National Guard recruiting scandal includes Georgia, South Carolina

More than 5,500 National Guard members in Georgia and South Carolina have been linked to an Army recruiting scandal that paid participants up to $100 million in illegal bonuses to sign up friends at the height of the Iraq War.

It is not immediately clear whether any of the soldiers are from Fort Gordon or the National Guard’s offices in Augusta and Graniteville; however, Army records show that 23 recruiters and 64 assistants from Georgia and South Carolina are under review or have been investigated for their involvement in the illicit operation.

“What we’re seeing here today is one of the largest criminal investigations in the history of the Army, both by the sheer scale and scope of the fraud,” said U.S. Sen. Claire McCaskill, the chairwoman of the Subcommittee on Financial and Contracting Oversight.

McCaskill’s subcommittee and Army investigators revealed this week that pervasive fraud in the Army National Guard’s Recruiting Assistance Program likely led to more than $50 million in fraud, with the worst case scenario of secretly pocketed bonuses up to $100 million.

The program, which was established in 2005 to help achieve recruiting goals, was designed to provide incentives to National Guard members, retirees and civilians as informal recruiters.

They would tell their peers about the advantages of joining the National Guard, refer them to an Army recruiter, and if the person signed up, the referral source – or “recruiting assistant” – got a payment between $2,000 and $7,500.

In one way, the program worked. The National Guard paid more than $300 million for more than 130,000 enlistments, and began meeting its recruiting goals. But by 2007, the program leader reported about a dozen cases of potential fraud to the Army’s Criminal Investigative Command. After investigating and confirming several individual cases of fraud, the command requested a program-wide audit by the Army Audit Agency in 2011. Auditors later found that the fraud was so significant that more than 1,200 recruiters and 2,000 recruiter assistants had received payments that might be fraudulent.

Army documents show the top five recipients of fraudulent money all were paid more than $100,000.

The top recipient, who received $274,500, is being prosecuted. The third-highest recipient, who received $208,500, pleaded guilty. And more than 200 officers, including several generals and colonels, are under investigation.

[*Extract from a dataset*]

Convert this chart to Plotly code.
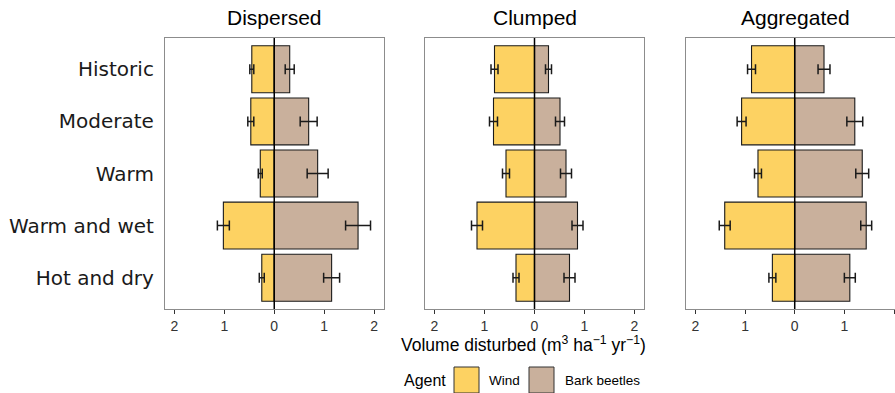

“No one is more outraged about this than the leadership of the United States Army,” spokesman Lt. Col. Don Peters said in a statement. “After internal Army investigations identified instances of fraud in Recruiting Assistance Programs, the Secretary of the Army immediately terminated those programs and their funding in February 2012.”

Army investigators have said they’ve begun a two-year review of all 106,364 individuals who received money from the program worldwide.

According to Army investigative reports, pressure from senior leaders in the National Guard Bureau to meet recruiting goals created a culture for the fraudulent activity.

Although some officers voiced concerns about meeting recruiting standards, Army leadership did not share those concerns.

“The complete lack of controls and safeguards on this program created a culture of permissibility where it didn’t take much for thousands of people to figure out that fraud would be easy,” McCaskill said.

As of January, ongoing reviews have resulted in a total of 559 criminal investigations involving 1,219 people, with 104 prosecuted through the courts or through administrative action by the Army.

Under prosecutions by the Department of Justice, at least one former member of the National Guard has been sentenced to serve 4 years, nine months in jail, with others sentenced to varying terms.

Prosecution of the cases has been limited by the five-year statute of limitations for some fraud cases. To date, individuals have been ordered to pay the government $936,683 in restitution.